近日需要实现一个站点的爬虫,尝试了下aiohtp结合asyncio来实现,也参考了网上相关资料。
第一回合 异步并发居然和同步一样工作
代码如下:
async def fetch_get(session, url):
asyncio.sleep(random.randint(3,6))
# print('get:', url)
async with session.get(url) as response:
return await response.text(encoding='utf-8')
async def result_get(session, url):
pass
async def fetch_main():
async with aiohttp.ClientSession() as session:
shelf_text = await fetch_get(session, FBASE_URL)
shelf_html = etree.HTML(shelf_text)
urls = parse(shelf_html)
for url in urls:
await result_get(session, url)
loop = asyncio.get_event_loop()
loop.run_until_complete(fetch_main())
运行后会发现还是一个个URL获取内容,并没有达到并发效果。
第二回合 添加完全部任务并发执行
async def fetch_get(session, url):
asyncio.sleep(random.randint(3,6))
# print('get:', url)
async with session.get(url) as response:
return await response.text(encoding='utf-8')
async def result_get(session, url):
pass
async def fetch_main():
async with aiohttp.ClientSession() as session:
shelf_text = await fetch_get(session, FBASE_URL)
shelf_html = etree.HTML(shelf_text)
urls = parse(shelf_html)
tasks = []
for url in urls:
task = asyncio.ensure_future(result_get(session, url))
tasks.append(task)
await asyncio.wait(tasks)
loop = asyncio.get_event_loop()
loop.run_until_complete(fetch_main())
这种模式下,如果urls中很多,就会连续不停添加异步任务。
第三回合 逐步添加任务并发执行
sem = asyncio.Semaphore(30)
async def fetch_get(session, url):
asyncio.sleep(random.randint(3,6))
async with sem:
async with session.get(url) as response:
return await response.text(encoding='utf-8')
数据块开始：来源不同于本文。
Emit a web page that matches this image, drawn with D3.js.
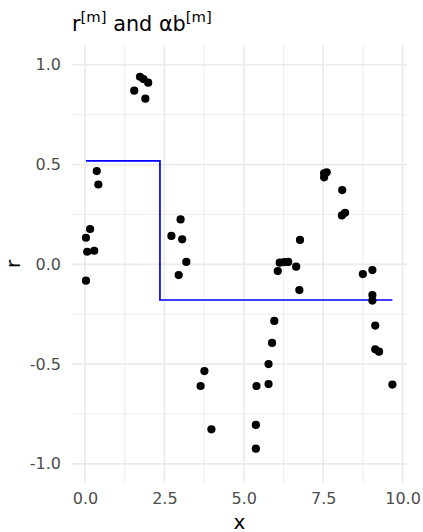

async def result_get(session, url):
pass
async def fetch_main():
async with sem:
async with aiohttp.ClientSession() as session:
shelf_text = await fetch_get(session, FBASE_URL)
shelf_html = etree.HTML(shelf_text)
urls = parse(shelf_html)
tasks = []
part_tasks = []
for index,url in enumerate(urls):
if index % 15 == 0:
asyncio.sleep(240)
part_tasks = []
task = asyncio.ensure_future(result_get(session, url))
tasks.append(task)
part_tasks.append(task)
if index % 15 == 0:
await asyncio.wait(part_tasks)
await asyncio.wait(tasks)
loop = asyncio.get_event_loop()
loop.run_until_complete(fetch_main())
目前用的就是这种模式。设置为每15个url添加后会开始异步执行,并等待240秒后再开始,总并发连接数为30。
如果通过一个异步任务获取URL放数据库中,再通过另一个异步任务从数据库中获取URL来获取结果。可以在获取结果的异步任务中使用一个while循环,每次从数据库中取出一定量的URL添加至异步执行的任务中,直到数据库中全部URL执行完成为止。